The challenges and dilemmas described above define parameters of future research agendas. The range of these issues and complexity of many of the dilemmas require a multi-disciplinary approach, whether carried out through collaboration of professionals from different disciplines working together or by synthesis of individual contributions from members of several different disciplines. Cooperative economists have made excellent use of ideas from economic theory, that generally assumes a framework of individual utility maximization. In applying these insights to the institutional setting of a cooperative, with democratically generated rules for group coordination, continued intellectual diligence is required to adapt and work through many of the different implications of new developments in economic theory for cooperatives.

The need for an improved "language of cooperation, as pointed out by Fulton (1995), is one aspect of the future research agenda of assimilating the evolution of cooperative thought, theory and purpose. In considering his point in a historical context, it is possible that in the past many producers were naturally drawn to cooperation and may have had more aptitude for working out cooperative solutions with similar producers in their community. Perhaps these individuals, while still needing education on some of the basics of cooperative principles, were less dependent on a more comprehensive and sophisticated language of cooperation than today's producers, if indeed, cooperatives are going to continue to be formed and to be effective in the future. In situations where cooperation has economic advantages, but fails to be attractive to producers, problems of communication are evident.

Many practitioners, cooperative managers and development specialists possess their own language of cooperation. However, in order to develop a widely shared and robust language of cooperation for diverse situations, a more holistic and multidisciplinary approach to theory, research, and to the design of cooperative education materials is going to be needed. Along similar lines of reasoning, Thomas Schelling has endeavored since the 1950's to create a stronger linkage between theory and analysis for practical decisions. In the reprinting of his classic work, The Strategy of Conflict (1960, 1980), which could have easily been titled the strategy of cooperation, he reflected back on original hopes for this project:

     ...I hoped to help establish an interdisciplinary field that had been variously described 
     as "theory of bargaining," "theory of conflict," or "theory of strategy.  I wanted to 
     show that some elementary theory, cutting across economics, sociology, and political
     science, even law and philosophy and perhaps anthropology, could be useful not only to
     formal theorists but also to people concerned with practical problems...The field that 
     I hoped would become established has continued to develop, but not explosively, and 
     without acquiring a name of its own.

Schelling's concern with coordination failures and strategy in terms of a society or of groups avoiding movement into suboptimal equilibrium traps, is relevant and similar in approach to the previously mentioned macro coordination issues identified by Shaffer.

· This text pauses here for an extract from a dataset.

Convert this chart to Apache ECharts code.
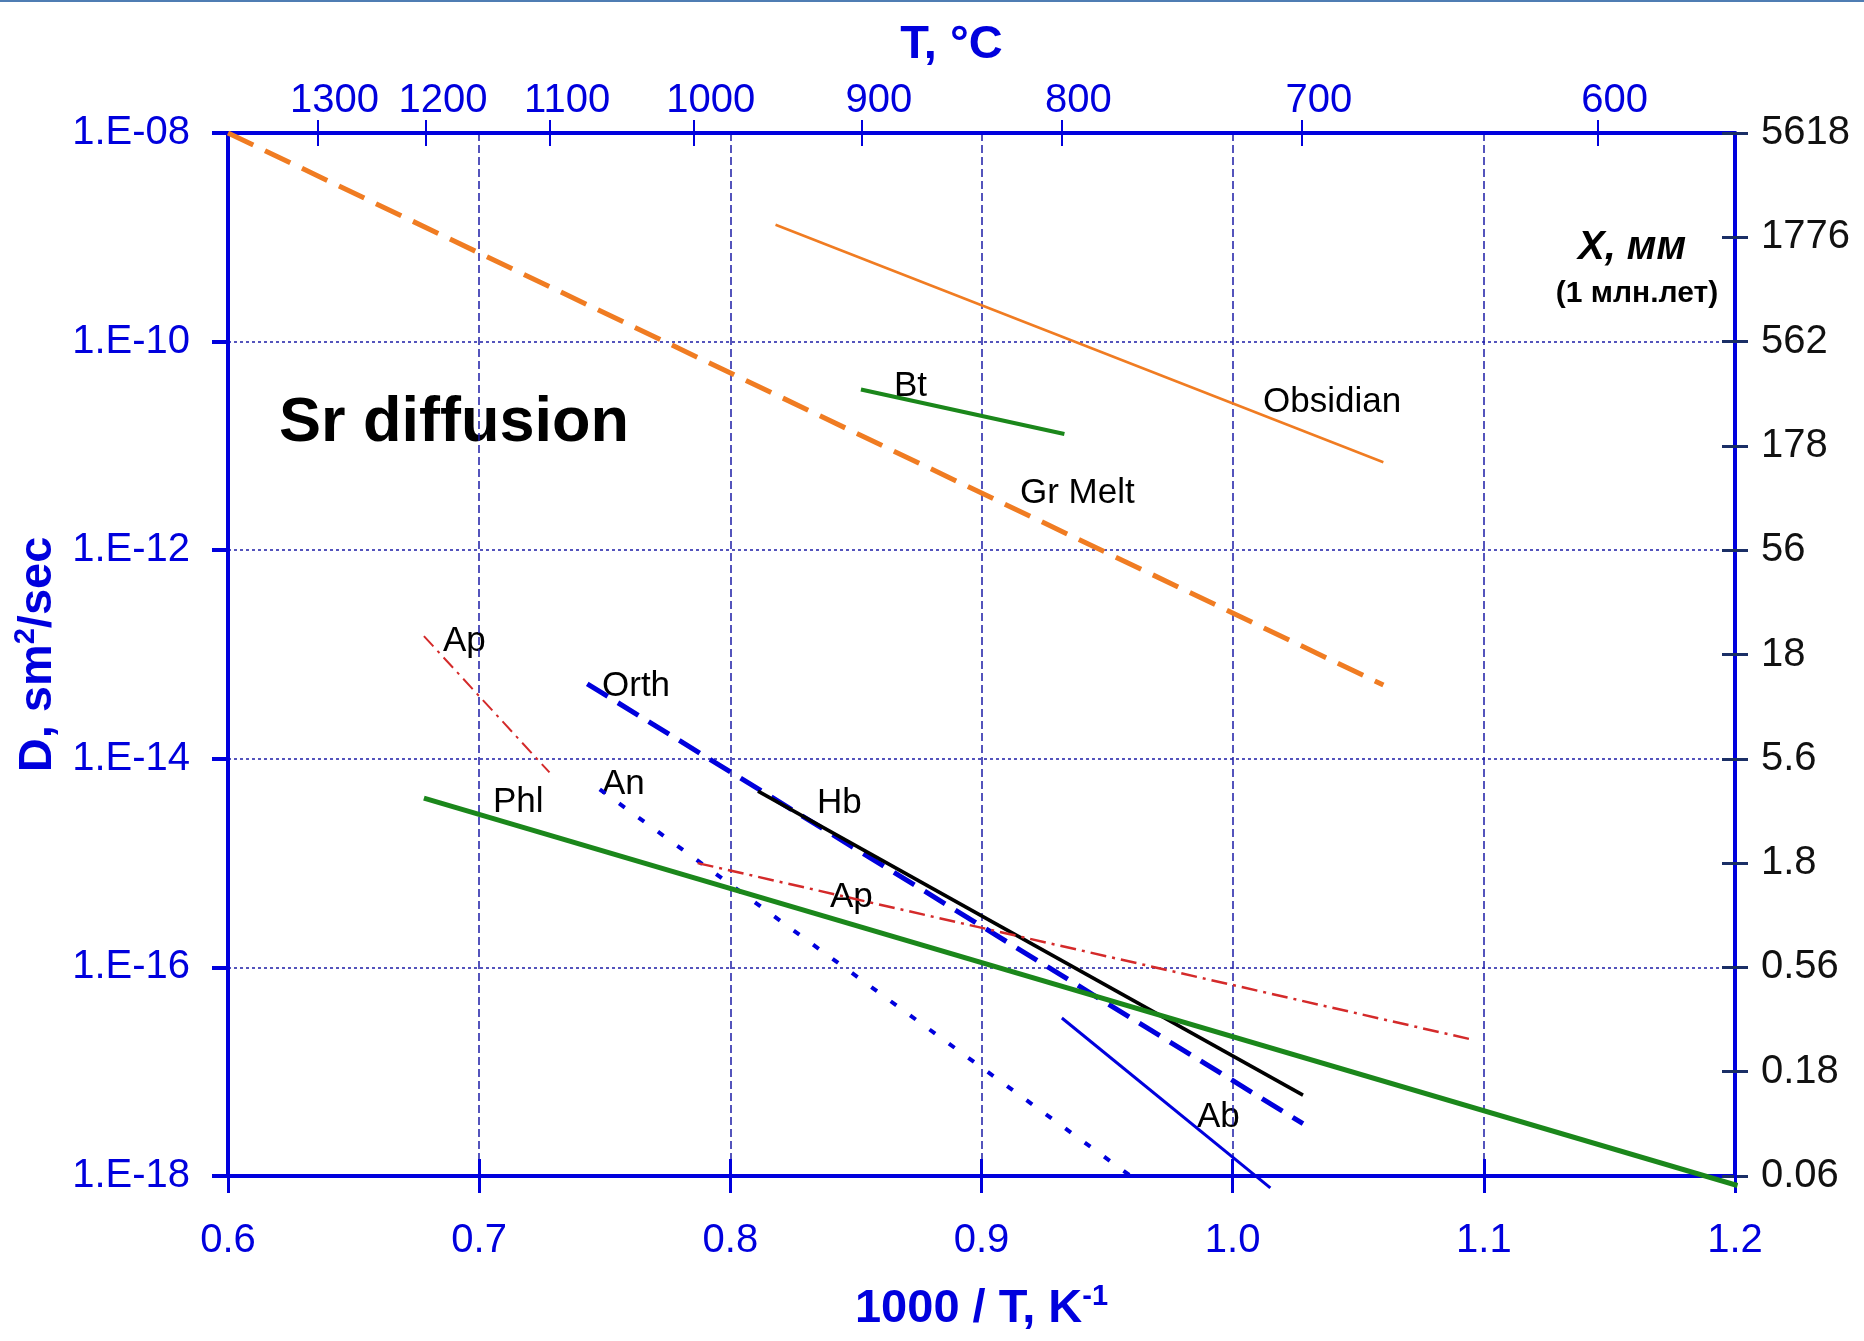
<!DOCTYPE html>
<html>
<head>
<meta charset="utf-8">
<script src="https://cdn.jsdelivr.net/npm/echarts@6/dist/echarts.min.js"></script>
<style>
html,body{margin:0;padding:0;background:#fff;}
#chart{width:1864px;height:1341px;}
</style>
</head>
<body>
<div id="chart"></div>
<script>
// ---------- DATA ----------
// x = 1000/T (K^-1), y = D (sm^2/sec)
const grMelt   = [[0.600, 1.0e-8],  [1.060, 5.1e-14]];
const obsidian = [[0.818, 1.32e-9], [1.060, 6.97e-12]];
const bt       = [[0.852, 3.47e-11],[0.933, 1.30e-11]];
const apHigh   = [[0.678, 1.50e-13],[0.728, 7.4e-15]];
const orth     = [[0.741, 5.6e-14], [1.028, 3.17e-18]];
const hb       = [[0.811, 4.9e-15], [1.028, 5.96e-18]];
const an       = [[0.748, 5.1e-15], [0.962, 9.0e-19]];
const ab       = [[0.932, 3.27e-17],[1.015, 7.7e-19]];
const phl      = [[0.678, 4.19e-15],[1.201, 8.1e-19]];
const apLow    = [[0.787, 1.0e-15], [1.095, 2.04e-17]];

const topTempTicks    = [1300, 1200, 1100, 1000, 900, 800, 700, 600];       // °C
const leftTickLabels  = ['1.E-18','1.E-16','1.E-14','1.E-12','1.E-10','1.E-08'];
const rightTickLabels = ['0.06','0.18','0.56','1.8','5.6','18','56','178','562','1776','5618'];

// ---------- STYLE ----------
const FONT = '"Liberation Sans", Arial, sans-serif';
const BLUE = '#0000dd';
const GRIDC = '#1c1ca6';
const ORANGE = '#f07c22';
const GREEN = '#1b871b';
const RED = '#d42a2a';

const topTickValues = topTempTicks.map(t => 1000 / (t + 273.15));
const expOf = v => Math.round(Math.log10(v));

function lineSeries(name, data, color, width, type, extra) {
  return Object.assign({
    name: name, type: 'line', data: data, xAxisIndex: 0, yAxisIndex: 0,
    symbol: 'none', showSymbol: false, silent: true, animation: false,
    lineStyle: { color: color, width: width, type: type, cap: 'butt' }
  }, extra || {});
}

const chart = echarts.init(document.getElementById('chart'), null, { renderer: 'canvas' });

const xBase = { type: 'value', min: 0.6, max: 1.2, interval: 0.1 };
const yBase = { type: 'log', logBase: 10, min: 1e-18, max: 1e-8 };

const option = {
  backgroundColor: '#ffffff',
  animation: false,
  textStyle: { fontFamily: FONT },
  grid: { left: 228, right: 129, top: 133, bottom: 165, containLabel: false },
  xAxis: [
    Object.assign({}, xBase, {
      position: 'bottom',
      axisLine: { show: true, onZero: false, lineStyle: { color: BLUE, width: 4 } },
      axisTick: { show: true, length: 17, lineStyle: { color: BLUE, width: 3 } },
      axisLabel: { color: BLUE, fontSize: 40, fontFamily: FONT, margin: 45,
                   formatter: v => v.toFixed(1) },
      splitLine: { show: true, lineStyle: { color: GRIDC, width: 1.5, type: [8, 4] } },
      name: '{a|1000 / T, K}{s|-1}',
      nameLocation: 'middle',
      nameGap: 106,
      nameTextStyle: {
        rich: {
          a: { fontSize: 47, fontWeight: 'bold', color: BLUE, fontFamily: FONT },
          s: { fontSize: 29, fontWeight: 'bold', color: BLUE, fontFamily: FONT, padding: [0, 0, 26, 0] }
        }
      }
    }),
    Object.assign({}, xBase, {
      position: 'bottom',
      axisLine: { show: false, onZero: false },
      axisTick: { show: true, inside: true, length: 17, lineStyle: { color: BLUE, width: 3 } },
      axisLabel: { show: false },
      splitLine: { show: false }
    }),
    Object.assign({}, xBase, {
      position: 'top',
      axisLine: { show: true, onZero: false, lineStyle: { color: BLUE, width: 4 } },
      axisTick: { show: true, length: 13, customValues: topTickValues, lineStyle: { color: BLUE, width: 2 } },
      axisLabel: { show: true, customValues: topTickValues, color: BLUE, fontSize: 40, fontFamily: FONT,
                   margin: 12, padding: [0, 0, 0, 34],
                   formatter: v => String(Math.round(1000 / v - 273.15)) },
      splitLine: { show: false },
      name: 'T, °C',
      nameLocation: 'middle',
      nameGap: 64,
      nameTextStyle: { color: BLUE, fontSize: 47, fontWeight: 'bold', fontFamily: FONT, padding: [0, 60, 0, 0] }
    }),
    Object.assign({}, xBase, {
      position: 'top',
      axisLine: { show: false, onZero: false },
      axisTick: { show: true, inside: true, length: 13, customValues: topTickValues, lineStyle: { color: BLUE, width: 2 } },
      axisLabel: { show: false },
      splitLine: { show: false }
    })
  ],
  yAxis: [
    Object.assign({}, yBase, {
      position: 'left',
      interval: 2,
      axisLine: { show: true, onZero: false, lineStyle: { color: BLUE, width: 4 } },
      axisTick: { show: true, length: 16, lineStyle: { color: BLUE, width: 4 } },
      axisLabel: { color: BLUE, fontSize: 40, fontFamily: FONT, margin: 38,
                   formatter: v => leftTickLabels[(expOf(v) + 18) / 2] },
      splitLine: { show: true, lineStyle: { color: GRIDC, width: 1.5, type: [3, 3] } },
      name: '{a|D, sm}{s|2}{a|/sec}',
      nameLocation: 'middle',
      nameRotate: 90,
      nameGap: 160,
      nameTextStyle: {
        rich: {
          a: { fontSize: 47, fontWeight: 'bold', color: BLUE, fontFamily: FONT },
          s: { fontSize: 29, fontWeight: 'bold', color: BLUE, fontFamily: FONT, padding: [0, 0, 24, 0] }
        }
      }
    }),
    Object.assign({}, yBase, {
      position: 'right',
      interval: 1,
      axisLine: { show: true, onZero: false, lineStyle: { color: BLUE, width: 4 } },
      axisTick: { show: true, length: 13, lineStyle: { color: '#1b2f66', width: 3 } },
      axisLabel: { color: '#111111', fontSize: 40, fontFamily: FONT, margin: 26,
                   formatter: v => rightTickLabels[expOf(v) + 18] },
      splitLine: { show: false }
    }),
    Object.assign({}, yBase, {
      position: 'right',
      interval: 1,
      axisLine: { show: false, onZero: false },
      axisTick: { show: true, inside: true, length: 13, lineStyle: { color: '#1b2f66', width: 3 } },
      axisLabel: { show: false },
      splitLine: { show: false }
    })
  ],
  series: [
    lineSeries('Gr Melt', grMelt, ORANGE, 5, [28, 13]),
    lineSeries('Obsidian', obsidian, ORANGE, 2.5),
    lineSeries('Bt', bt, GREEN, 4, 'solid'),
    lineSeries('Ap', apHigh, RED, 2, [14, 6, 3, 6]),
    lineSeries('Orth', orth, BLUE, 5, [24, 12], { lineStyle: { color: BLUE, width: 5, type: [24, 12], dashOffset: 30 } }),
    lineSeries('Hb', hb, '#000000', 3.5, 'solid'),
    lineSeries('An', an, BLUE, 4, [7, 17], { clip: false }),
    lineSeries('Ab', ab, BLUE, 3, 'solid', { clip: false }),
    lineSeries('Phl', phl, GREEN, 5, 'solid', { clip: false }),
    lineSeries('Ap low', apLow, RED, 2.5, [16, 6, 3, 6])
  ],
  graphic: [
    { type: 'rect', shape: { x: 0, y: 0, width: 1864, height: 2 }, style: { fill: '#4f7db3' }, silent: true },
    { type: 'text', x: 279, y: 424, style: { text: 'Sr diffusion', font: 'bold 63px ' + FONT, fill: '#000', align: 'left', verticalAlign: 'middle' } },
    { type: 'text', x: 1632, y: 248, style: { text: 'X, мм', font: 'italic bold 40px ' + FONT, fill: '#000', align: 'center', verticalAlign: 'middle' } },
    { type: 'text', x: 1637, y: 294, style: { text: '(1 млн.лет)', font: 'bold 30px ' + FONT, fill: '#000', align: 'center', verticalAlign: 'middle' } },
    { type: 'text', x: 1263, y: 402, style: { text: 'Obsidian', font: '35px ' + FONT, fill: '#000', align: 'left', verticalAlign: 'middle' } },
    { type: 'text', x: 1020, y: 493, style: { text: 'Gr Melt', font: '35px ' + FONT, fill: '#000', align: 'left', verticalAlign: 'middle' } },
    { type: 'text', x: 894, y: 386, style: { text: 'Bt', font: '35px ' + FONT, fill: '#000', align: 'left', verticalAlign: 'middle' } },
    { type: 'text', x: 443, y: 641, style: { text: 'Ap', font: '35px ' + FONT, fill: '#000', align: 'left', verticalAlign: 'middle' } },
    { type: 'text', x: 602, y: 686, style: { text: 'Orth', font: '35px ' + FONT, fill: '#000', align: 'left', verticalAlign: 'middle' } },
    { type: 'text', x: 602, y: 784, style: { text: 'An', font: '35px ' + FONT, fill: '#000', align: 'left', verticalAlign: 'middle' } },
    { type: 'text', x: 493, y: 802, style: { text: 'Phl', font: '35px ' + FONT, fill: '#000', align: 'left', verticalAlign: 'middle' } },
    { type: 'text', x: 817, y: 803, style: { text: 'Hb', font: '35px ' + FONT, fill: '#000', align: 'left', verticalAlign: 'middle' } },
    { type: 'text', x: 830, y: 897, style: { text: 'Ap', font: '35px ' + FONT, fill: '#000', align: 'left', verticalAlign: 'middle' } },
    { type: 'text', x: 1197, y: 1117, style: { text: 'Ab', font: '35px ' + FONT, fill: '#000', align: 'left', verticalAlign: 'middle' } }
  ]
};
chart.setOption(option);
</script>
</body>
</html>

The removal of price support programs is ushering in a period of adjustment, where cooperatives can play a larger role in generating information and in coordinating decisions. The institutional and market changes that are being brought about by a reduced role of the Federal government involve a wide range of uncertain outcomes for agricultural producers, ranging from potential for higher returns to lost opportunities.

Higher returns are likely to prevail in the long-run if cooperatives expand their role in helping producers add more value to their products. But, situations of lost opportunities may arise from a combination of failure to coordinate for larger joint gains and limited producer control of a vertically integrated food system. If this latter scenario prevails, the research agenda will need to be oriented to developing new institutional arrangements that can lead to Pareto improvements. Research will have an impact by focusing on the development of marketing and organizational innovations and by promoting more integrative bargaining solutions to the conflicting interests that arise in today's and the future agricultural economy.